1. Mr S is a 76 year old man with neck pain of some 9 months duration. Luckily, most of the discomfort is upper cervical which is only rarely arthritic; his lower cervical spine is a degenerative mess that I've left alone. After seven treatments his pain and stiffness is 50 percent better, and he's happy in the circumstances. He can sleep through the night now and that makes a huge difference.

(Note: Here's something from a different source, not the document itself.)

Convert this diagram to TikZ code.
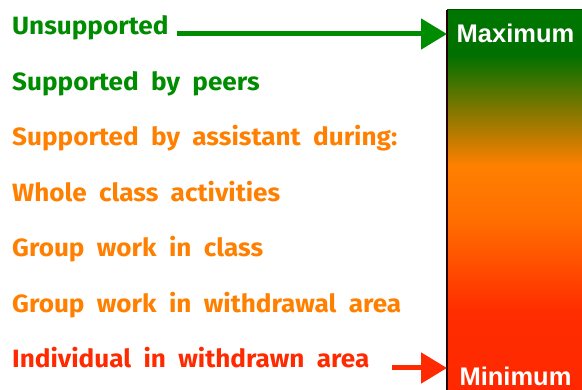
\documentclass[tikz,border=0pt]{standalone}
\usepackage{fontspec}
\setmainfont[FakeStretch=1.045,WordSpace=2.0]{Fira Sans}
\newfontfamily\labfont{Liberation Sans}
\usetikzlibrary{arrows.meta}
\definecolor{cgreen}{RGB}{0,140,0}
\definecolor{corange}{RGB}{255,128,0}
\definecolor{cred}{RGB}{255,42,0}
\definecolor{g1}{RGB}{0,118,0}
\definecolor{g2}{RGB}{0,112,0}
\definecolor{g3}{RGB}{105,118,0}
\definecolor{g4}{RGB}{255,128,0}
\definecolor{g5}{RGB}{255,110,0}
\definecolor{g6}{RGB}{255,82,0}
\definecolor{g7}{RGB}{255,45,0}
\definecolor{g8}{RGB}{255,40,0}
\pgfdeclareverticalshading{bargrad}{100bp}{color(0bp)=(g8); color(25bp)=(g8); color(35.5bp)=(g7); color(42.1bp)=(g6); color(47.4bp)=(g5); color(54.6bp)=(g4); color(63.2bp)=(g3); color(69.1bp)=(g2); color(75bp)=(g1); color(100bp)=(g1)}
\begin{document}
\begin{tikzpicture}[x=1pt,y=-1pt,
  item/.style={anchor=base west, inner sep=0pt, font=\fontsize{25}{25}\selectfont\bfseries},
  lab/.style={anchor=base, inner sep=0pt, text=white, font=\labfont\fontsize{25.5}{25.5}\selectfont\bfseries},
  arr/.style={line width=5pt, -{Triangle[length=26pt,width=30pt]}}]
\useasboundingbox (0,0) rectangle (582,390);
\node[anchor=north west, inner sep=0pt, minimum width=135pt, minimum height=380pt, shade, shading=bargrad] (bar) at (447,10) {};
\draw[line width=1.5pt, black!85!red] (bar.north west) -- (bar.south west);
\draw[line width=1pt, green!30!black] (bar.north west) -- (bar.north east);
\node[lab] (max) at (515.5,43) {Maximum};
\node[lab] (min) at (515.5,385.5) {Minimum};
\node[item, text=cgreen] (t1) at (12,35) {Unsupported};
\node[item, text=cgreen] (t2) at (12,90.5) {Supported by peers};
\node[item, text=corange] (t3) at (12,146) {Supported by assistant during:};
\node[item, text=corange] (t4) at (12,201.5) {Whole class activities};
\node[item, text=corange] (t5) at (12,257) {Group work in class};
\node[item, text=corange] (t6) at (12,312.5) {Group work in withdrawal area};
\node[item, text=cred] (t7) at (12,368) {Individual in withdrawn area};
\coordinate (gs) at (177,34);
\coordinate (rs) at (392,368);
\draw[arr, cgreen] (gs) -- (bar.west |- gs);
\draw[arr, cred] (rs) -- (bar.west |- rs);
\end{tikzpicture}
\end{document}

2. Mr P is 32 year old man with very severe lower back pain radiating to the big toe which is 30 percent numb. He had an episode three weeks ago, took anti inflammatories and was soon better as is typical of the medial disc herniation. But before it healed, after a trivia it came roaring back, much worse. The characteristic crossed sign was evident; sitting in a chair, straightening the right leg provoked severe left back pain and tingling in the leg. He's doing well.

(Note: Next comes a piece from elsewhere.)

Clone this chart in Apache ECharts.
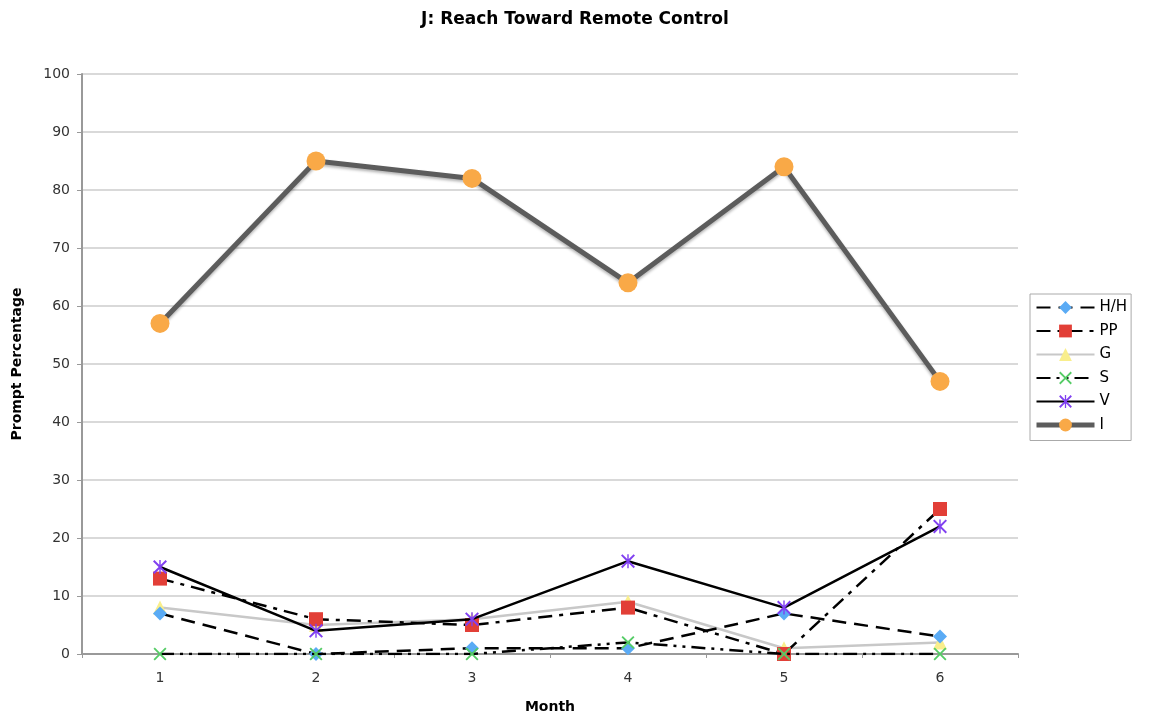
<!DOCTYPE html>
<html>
<head>
<meta charset="utf-8">
<script src="https://cdn.jsdelivr.net/npm/echarts@6/dist/echarts.min.js"></script>
<style>
  html, body { margin: 0; padding: 0; background: #fff; }
  #chart { width: 1150px; height: 719px; }
</style>
</head>
<body>
<div id="chart"></div>
<script>
// 数据
const months = ['1', '2', '3', '4', '5', '6']
const hh = [7, 0, 1, 1, 7, 3]
const pp = [13, 6, 5, 8, 0, 25]
const g = [8, 5, 6, 9, 1, 2]
const s = [0, 0, 0, 2, 0, 0]
const v = [15, 4, 6, 16, 8, 22]
const iVals = [57, 85, 82, 64, 84, 47]

// 自定义符号
const xPath = 'path://M0,2 L2,0 L10,8 L18,0 L20,2 L12,10 L20,18 L18,20 L10,12 L2,20 L0,18 L8,10 Z'
const starPath = 'path://M0,2 L2,0 L10,8 L18,0 L20,2 L12,10 L20,18 L18,20 L10,12 L2,20 L0,18 L8,10 Z M9,0 L11,0 L11,20 L9,20 Z'

const myChart = echarts.init(document.querySelector('#chart'))

const mk = (name, data, line, symbol, size, color, z) => ({
  name,
  type: 'line',
  data,
  symbol,
  symbolSize: size,
  z,
  itemStyle: { color, borderWidth: 0 },
  lineStyle: line,
  emphasis: { disabled: true },
  animation: false
})

const option = {
  title: {
    text: 'J: Reach Toward Remote Control',
    left: 'center',
    top: 6,
    textStyle: { fontFamily: 'DejaVu Sans', fontSize: 17, fontWeight: 'bold', color: '#000' }
  },
  grid: { left: 82, right: 132, top: 74, bottom: 65, containLabel: false, outerBoundsMode: 'none' },
  legend: {
    orient: 'vertical',
    left: 1030,
    top: 294,
    padding: [6, 4, 8, 4],
    itemGap: 8.5,
    itemWidth: 58,
    itemHeight: 16,
    borderColor: '#aaa',
    borderWidth: 1,
    textStyle: { fontFamily: 'DejaVu Sans', fontSize: 15, color: '#000' },
    data: [
      { name: 'H/H' },
      { name: 'PP' },
      { name: 'G' },
      { name: 'S' },
      { name: 'V' },
      { name: 'I', lineStyle: { width: 5 } }
    ]
  },
  xAxis: {
    type: 'category',
    data: months,
    name: 'Month',
    nameLocation: 'middle',
    nameGap: 46,
    nameTextStyle: { fontFamily: 'DejaVu Sans', fontSize: 14, fontWeight: 'bold', color: '#000' },
    axisLine: { lineStyle: { color: '#999', width: 2 } },
    axisTick: { show: true, length: 4, lineStyle: { color: '#999' } },
    axisLabel: { fontFamily: 'DejaVu Sans', fontSize: 14, color: '#333', margin: 17 }
  },
  yAxis: {
    type: 'value',
    min: 0,
    max: 100,
    interval: 10,
    name: 'Prompt Percentage',
    nameLocation: 'middle',
    nameGap: 58,
    nameTextStyle: { fontFamily: 'DejaVu Sans', fontSize: 14, fontWeight: 'bold', color: '#000' },
    axisLine: { show: true, lineStyle: { color: '#999', width: 2 } },
    axisTick: { show: true, length: 5, lineStyle: { color: '#999' } },
    axisLabel: { fontFamily: 'DejaVu Sans', fontSize: 14, color: '#333', margin: 12 },
    splitLine: { lineStyle: { color: '#ccc', width: 1.5 } }
  },
  series: [
    mk('H/H', hh, { color: '#000', width: 2.5, type: [14, 8] }, 'diamond', 14, '#5aabf5', 5),
    mk('PP', pp, { color: '#000', width: 2.5, type: [14, 7, 4, 7] }, 'rect', 14, '#e23f37', 4),
    mk('G', g, { color: '#c8c8c8', width: 2.5 }, 'triangle', 14, '#f9ee8c', 3),
    mk('S', s, { color: '#000', width: 2.5, type: [14, 6, 3, 6, 3, 6] }, xPath, 13, '#55cc66', 6),
    mk('V', v, { color: '#000', width: 2.5 }, starPath, 14, '#8040f0', 7),
    mk('I', iVals, { color: '#5c5c5c', width: 5, shadowColor: 'rgba(0,0,0,0.3)', shadowBlur: 3, shadowOffsetY: 2 }, 'circle', 19, '#f9a947', 8)
  ]
}
myChart.setOption(option)
</script>
</body>
</html>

3. Severe lower back pain is scary; just ask Mrs P. Just watching her get out of the car I she was in trouble; she had a slipped disc at L4 making her lean towards the opposite side; luckily she had no pain in the leg. Despite family pressure that this was far too severe for a chiropractor, she persevered. Within five days she was standing upright, and after two weeks almost painfree. 

Despite a hectic job, she wisely took my advice and stayed home for what I call exercising bed rest.

4. Mr S has had lower back, groin and back of thigh and calf pain for fourth months.

He has a pincer deformity in the hip causing the stabs in the groin, and a degenerative facet causing the sciatica. Both are responding well to chiropractic and he's well pleased; sixty five percent better after three treatments.

5. Mr T is a wise man; he's taken a warning TIA seriously and has lost 15 pounds, and has at least as much again to lose. A change to a low starch diet and half hour daily walk has made the difference; but the walking is making his foot and back miserable. The expensive orthotic is hopeless; luckily his hips and back are fine, but he needs a simple heel lift.

6. I too have had serious lower back issues, luckily fixed by my own chiropractor; so I too have to do my exercises, take care when lifting supers full of honey, gardening and using the chainsaw. Regaining the function of your spine is just as important as the pain.

7. My own granddaughter, only 7 is hypermobile giving her pelvic, knee and ankle issues. Xrays show a mildly dysplastic hip. Years ago we would have called it growing pains. She too regularly needs chiropractic care and luckily responds well. Increased range of motion is more difficult than too stiff in my opinion. Our care is for kids too.

8. This 65 year old lady is a serious gardener; every day she is bending, lifting and digging for 2 to 3 hours a day. It regularly catches her in the sacroiliac joint, so she has a treatment once a month that sorts it out. She does her lower back exercises faithfully.

9. This 88 year old lady is an inspiration; every day she is busy in the community. With a nasty scoliosis she manages very well with a chiropractic adjustment every six weeks and exercises faithfully done.  

10. Mr X is a 71 year old retired man who wants to continue with maintenance care every six to eight weeks; he had suffered from two years of lower back pain when he first came a year ago. He has no discomfort now after 8 chiropractic treatments, but is aware that danger lurks.

11. Mrs C has been having severe headaches, and taking a lot of analgesics. It's a non complicated upper cervical facet syndrome, and she's doing well.

12. Mr D is a 38 old year man with chronic shoulder pain after a rotator cuff tear playing cricket. It responded well to treatment, but he knows he must do his exercises every day; for two years he couldn't sleep on that shoulder.

13. Mr D, a 71 year old man, has a severe ache in the shoulder and midback since working above his head. Trapped nerve tests are negative but he has advanced degenerative joints of Luschka; after just two treatments he is 50 percent better. Can we reach 90?

And so the day goes; chiropractors shouldn't be treating the elderly most medical sites state but that's so much bunkum.